“It’s very weird to succeed at thirty-nine years old and realize that in the midst of your failure, you were slowly building the life that you wanted anyway.”
– Alice Sebold
According to the Writer’s Almanac, novelist Alice Sebold was raped as a young woman and spent the next 15 years struggling to have relationships with others and struggling with the craft of writing. In her 30s she wrote the surprise bestseller The Lovely Bones.
Her quote above stuck strongly in my mind (and I noted it even more because I am 39 this year). Because I know just how it feels to live in darkness for decades and realize with an astounded ache of insight that the unfamiliar pain and pleasure you feel is your eyes adjusting to brilliant light.
Because without knowing it, and thinking you were doing something else, you were stumbling to your destination unknowingly but all along.
I just had a fabulous brunch with Rowan. Eggs and biscuits with peach butter and blueberry preserves. Coffee and cold water and tomato juice so packed with flavor I made her take a sip. We had amazing girltalk (quite literally about sex and drugs) and agreed that lately, we feel like queens of the universe.
I have health issues. Rowan is breaking up with the man she once hoped to marry. We both have debt and stress, and a lot of each.
But we both love our late-in-life college education, we love the city we live in, we love having each other to talk to, we feel like we have unbelievably loving friends of great integrity and real talent, and we feel connected to all the things we love.
We have music and colorful clothes to wear. And while we are not rich, we have enough to buy little Indonesian beaded rings together and have a delicious brunch downtown, and promise each other that the next time it rains on a weekday we will meet there again for fried chicken and fried green tomatoes over goat cheese and caramelized onions. We will shake the water from our umbrellas and watch the rain fall past the foggy plate glass picture windows, and know that we are the queens of the universe.
If an incredibly rich friendship in a life full of rich friendships and wearing geranium perfume and clean clothes while drinking hot coffee on a cool and sunny September morning is not the riches of the fucking ages, I don’t know what is.
I sat at the table with the noise of restaurant chatter and open kitchen clatter all around me and I felt my latest realization crystallize all around me like frost on a window.
For so many years I thought I had a default life. An ersatz life. My version of the American dream was to have a husband, kids and the perfect job. I didn’t think about friendship, or self-expression, or learning, or how having the perfect job is an unending, grueling journey involving turnabouts, disappointments and constant change. I didn’t know to think about these things.

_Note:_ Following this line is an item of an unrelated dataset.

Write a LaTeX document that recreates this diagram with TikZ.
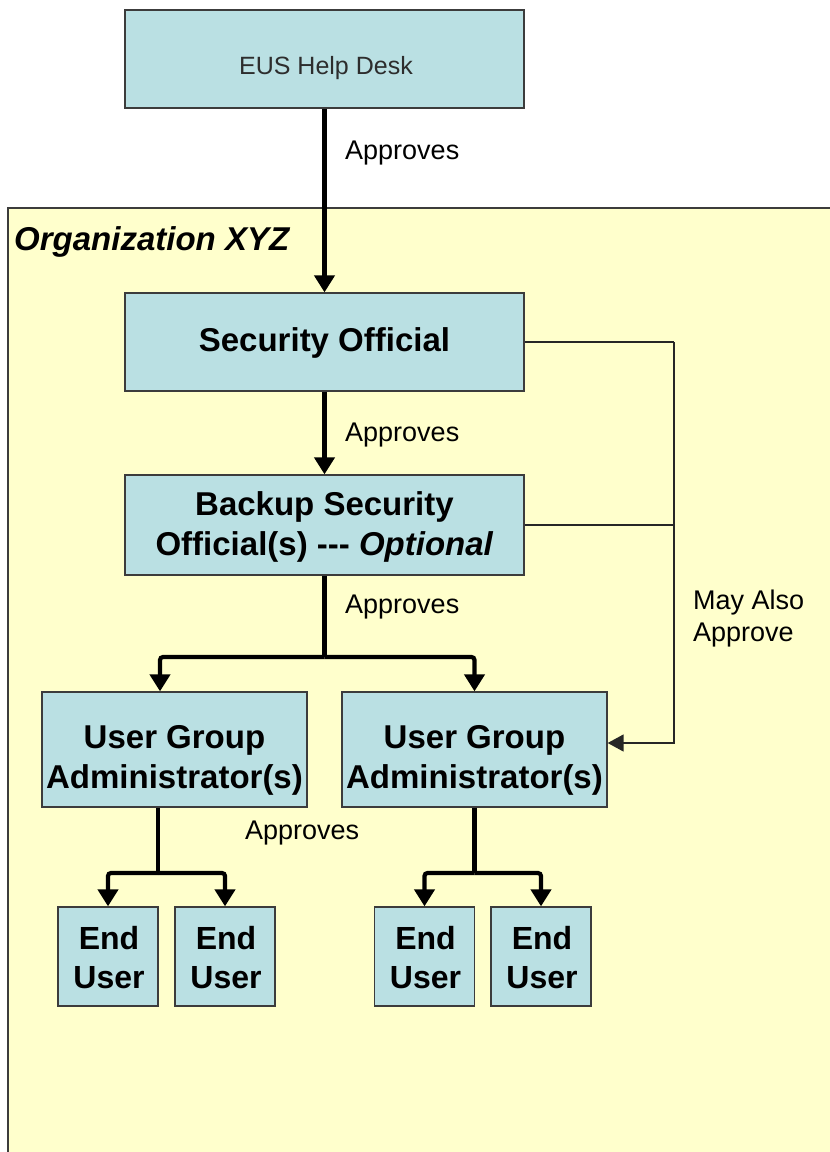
\documentclass[tikz,border=0pt]{standalone}
\usepackage{fontspec}
\setmainfont{Liberation Sans}
\usetikzlibrary{arrows.meta,calc}
\definecolor{boxfill}{RGB}{186,224,227}
\definecolor{boxline}{RGB}{60,60,60}
\definecolor{orgfill}{RGB}{255,255,204}
\definecolor{darktext}{RGB}{45,45,45}
\begin{document}
\begin{tikzpicture}[x=1pt,y=-1pt,
  box/.style={draw=boxline, fill=boxfill, line width=1.3pt, inner sep=0pt, align=center},
  boxtext/.style={font=\fontsize{33}{40}\selectfont\bfseries, align=center, inner sep=0pt},
  eutext/.style={font=\fontsize{32}{39}\selectfont\bfseries, align=center, inner sep=0pt},
  lbl/.style={font=\fontsize{27}{32}\selectfont, anchor=west, inner sep=0pt, align=left},
  tl/.style={line width=4.2pt, rounded corners=3pt},
  thinl/.style={line width=1.6pt, draw=black!85},
  tip/.style={-{Triangle[length=17pt,width=20pt]}}
]
\useasboundingbox (0,0) rectangle (830,1152);
\fill[white] (0,0) rectangle (830,1152);
% organization area
\coordinate (orgnw) at (8,208);
\coordinate (orgse) at (845,1165);
\fill[orgfill] (orgnw) rectangle (orgse);
\draw[line width=1.6pt, draw=boxline] (orgse |- orgnw) -- (orgnw) -- (orgnw |- orgse);
\node[font=\fontsize{33}{38}\selectfont\bfseries\itshape, anchor=west, inner sep=0pt] (org) at (14,242) {Organization XYZ};

% boxes
\node[box, minimum width=399pt, minimum height=98pt] (eus) at (324.5,59) {};
\node[font=\fontsize{25}{30}\selectfont, text=darktext, inner sep=0pt] (eust) at (326,68) {EUS Help Desk};
\node[box, minimum width=399pt, minimum height=98pt] (so) at (324.5,342) {};
\node[boxtext] (sot) at (324.5,343) {Security Official};
\node[box, minimum width=399pt, minimum height=100pt] (bk) at (324.5,525) {};
\node[boxtext] (bkt) at (324.5,527) {Backup Security\\Official(s) {-}{-}{-} \textit{Optional}};
\node[box, minimum width=265pt, minimum height=115pt] (ug1) at (174.5,749.5) {};
\node[boxtext] (ug1t) at (174.5,760) {User Group\\Administrator(s)};
\node[box, minimum width=265pt, minimum height=115pt] (ug2) at (474.5,749.5) {};
\node[boxtext] (ug2t) at (474.5,760) {User Group\\Administrator(s)};
\node[box, minimum width=100pt, minimum height=99pt] (eu1) at (108,956.5) {};
\node[eutext] (eu1t) at (109,958) {End\\User};
\node[box, minimum width=100pt, minimum height=99pt] (eu2) at (225,956.5) {};
\node[eutext] (eu2t) at (226,958) {End\\User};
\node[box, minimum width=100pt, minimum height=99pt] (eu3) at (424.5,956.5) {};
\node[eutext] (eu3t) at (425.5,958) {End\\User};
\node[box, minimum width=100pt, minimum height=99pt] (eu4) at (541,956.5) {};
\node[eutext] (eu4t) at (542,958) {End\\User};

% main approval arrows
\draw[tl, tip] (eus.south) -- (so.north);
\draw[tl, tip] (so.south) -- (bk.north);
\coordinate (j1) at (324.5,657);
\coordinate (a1) at (160,657);
\coordinate (a2) at (474.5,657);
\draw[tl] (bk.south) -- (j1);
\draw[tl, tip] (j1) -- (a1) -- (a1 |- ug1.north);
\draw[tl, tip] (j1) -- (a2) -- (a2 |- ug2.north);

% UGA1 -> end users
\coordinate (b1) at (158,873);
\draw[tl] (b1 |- ug1.south) -- (b1);
\draw[tl, tip] (b1) -- (eu1.north |- b1) -- (eu1.north);
\draw[tl, tip] (b1) -- (eu2.north |- b1) -- (eu2.north);
% UGA2 -> end users
\coordinate (b2) at (474.5,873);
\draw[tl] (b2 |- ug2.south) -- (b2);
\draw[tl, tip] (b2) -- (eu3.north |- b2) -- (eu3.north);
\draw[tl, tip] (b2) -- (eu4.north |- b2) -- (eu4.north);

% may also approve
\coordinate (r1) at (674,342);
\coordinate (r2) at (674,743);
\draw[thinl] (so.east) -- (r1);
\draw[thinl] (bk.east) -- (bk.east -| r1);
\draw[thinl, -{Triangle[length=16pt,width=17pt]}] (r1) -- (r2) -- (r2 -| ug2.east);

% labels
\node[lbl] (l1) at (345,153) {Approves};
\node[lbl] (l2) at (345,435) {Approves};
\node[lbl] (l3) at (345,607) {Approves};
\node[lbl] (l4) at (245,833) {Approves};
\node[lbl, font=\fontsize{27}{32}\selectfont] (l5) at (693,619) {May Also\\Approve};
\end{tikzpicture}
\end{document}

I turned to building a network of friends as a medicine for the unbelievable loneliness of being a single woman whose first set of friends deserted her. I didn’t see it at the time, but I collected different people the wiser time around, people with more integrity and more in common with me and each other.
And now I find myself at parties all year round, putting purple orchids in the hair of birthday girls, listening to flamenco music, getting hugs and kisses, feeling consistently loved and appreciated in ways that are as unfamiliar as they are wonderful.
I turned to self-expression out of having nothing else to do with myself. I turned to education when all attempts at making a living failed. I learned that maybe the perfect job isn’t something you search for, but something you create inside yourself with aching slowness as you learn and change and explore and grow, and wait until the day it rises up into the world like it was always there.
All the things I thought were consolation prizes, all the things I thought were inferior pleasures to salve the stings of decades of failure, are the very stuff of my joy today.
My dear friends. My ability to make things with my hands. My profound knowledge, gained over years of unhappiness and trial, of myself and what I like to do and be to make myself feel happiest and most fulfilled. My shaping of my own skills and expertise into the work I like most, am best at, and that offers the most and best of myself to everyone.
It occurs to me that I am spoiled rotten. That I am the princess in a fairy tale written by my wiser, later self, where the princess is single, wears jeans, is a poli sci minor and is rescued again and again by a cast of characters including the most interesting and great-hearted people around (Lala).
If my last battle is against my own ordinariness, that is in itself an incredible victory decades in the making.